All waves with no ocean
I’m swallowed by the sea
It’s almost poetry in how the song perfectly captures what it feels like to live in a world of constant turbulence, drama, and spectacle… with no grounding, no stability. It’s motion without meaning. Noise without nurture. Those caught in the chaos drown in it while the parents that are supposed to protect them are too busy looking for the next headline.
The fact that her brother wrote it makes it hit even harder, because it’s like two siblings quietly acknowledging their shared trauma in the only language they know — music.
This album is also noteworthy in that it presents a cohesive and coherent sound, as if Noah Cyrus — who is also credited as co-writer and co-producer on every song — has finally found a musical direction that she can slip on comfortably.
In the past, she had experimented with a diverse array of artists and did everything from teen pop to country, and the results were an album and a few EPs that sounded like she was throwing everything at the wall to see which one sticks the best. Here, she sounded more confident and even comfortable in these songs.

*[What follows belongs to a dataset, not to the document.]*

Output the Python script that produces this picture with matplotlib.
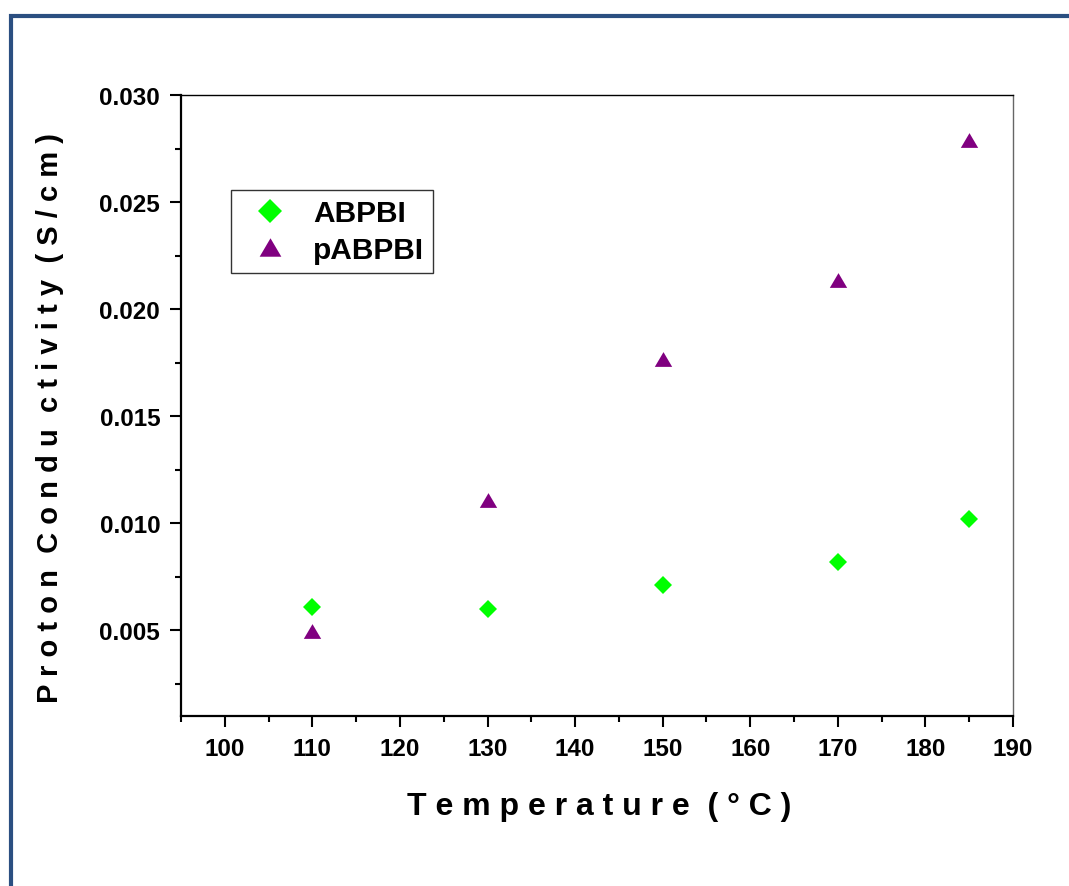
import matplotlib
matplotlib.use('Agg')
import matplotlib.pyplot as plt
from matplotlib.patches import Rectangle
from matplotlib.ticker import MultipleLocator

plt.rcParams['font.family'] = ['Liberation Sans', 'DejaVu Sans']
plt.rcParams['font.weight'] = 'bold'

temps = [110, 130, 150, 170, 185]
abpbi = [0.00608, 0.00600, 0.00714, 0.00818, 0.01018]
pabpbi = [0.00499, 0.01107, 0.01767, 0.02135, 0.02791]

fig = plt.figure(figsize=(10.69, 8.87), dpi=100)
ax = fig.add_axes([181 / 1069, 1 - 717 / 887, 832 / 1069, 621 / 887])

# blue frame around the whole picture (cut off at right and bottom)
fig.add_artist(Rectangle((11 / 1069, -0.1), 1.2, 1.1 - 17 / 887,
                         transform=fig.transFigure, fill=False,
                         edgecolor='#2B4F81', linewidth=3))

tri = [(0, 0.85), (-1, -0.85), (1, -0.85)]
ax.plot(temps, abpbi, linestyle='none', marker='D', markersize=9.5,
        color='#00FF00', markeredgewidth=0, label='ABPBI')
ax.plot(temps, pabpbi, linestyle='none', marker=tri, markersize=12.5,
        color='#800080', markeredgewidth=0, label='pABPBI')

ax.set_xlim(95, 190)
ax.set_ylim(0.001, 0.030)
ax.xaxis.set_major_locator(MultipleLocator(10))
ax.xaxis.set_minor_locator(MultipleLocator(5))
ax.yaxis.set_major_locator(MultipleLocator(0.005))
ax.yaxis.set_minor_locator(MultipleLocator(0.0025))
ax.yaxis.set_major_formatter(matplotlib.ticker.FormatStrFormatter('%.3f'))

ax.tick_params(which='major', direction='out', length=8, width=1.5,
               labelsize=17.5, pad=7, top=False, right=False)
ax.tick_params(which='minor', direction='out', length=4.5, width=1.5,
               top=False, right=False)
for lab in ax.get_xticklabels() + ax.get_yticklabels():
    lab.set_fontweight('bold')

ax.spines['left'].set_linewidth(1.6)
ax.spines['bottom'].set_linewidth(1.6)
ax.spines['top'].set_linewidth(1.0)
ax.spines['right'].set_linewidth(1.0)
ax.spines['right'].set_color('#666666')

fig.text(599 / 1069, 1 - 807 / 887, 'T e m p e r a t u r e  ( \u00b0 C )',
         ha='center', va='center', fontsize=23, fontweight='bold')
fig.text(50 / 1069, 1 - 418 / 887,
         'P r o t o n  C o n d u  c t i v i t y  ( S / c m )',
         rotation=90, ha='center', va='center', fontsize=21, fontweight='bold')

leg = ax.legend(loc='upper left', bbox_to_anchor=(50 / 832, (717 - 191) / 621),
                borderaxespad=0, fontsize=21.5, frameon=True, fancybox=False,
                edgecolor='black', borderpad=0.3, labelspacing=0.3,
                handlelength=2.0, handletextpad=0.45, numpoints=1,
                markerscale=1.25)
leg.get_frame().set_linewidth(1.0)
for t in leg.get_texts():
    t.set_fontweight('bold')

fig.savefig('out.png', dpi=100)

So, all in all, this is a bit of a slow burn of an album, but it’s a great kind of slow burn as it continues to present a deeper insight into Noah Cyrus’s personal and musical journey, only this time, she sounds like she has finally found a musical identity and direction she can comfortably and confidently call hers.
In a way, this album feels like a kind of homecoming, so… welcome, Noah Cyrus?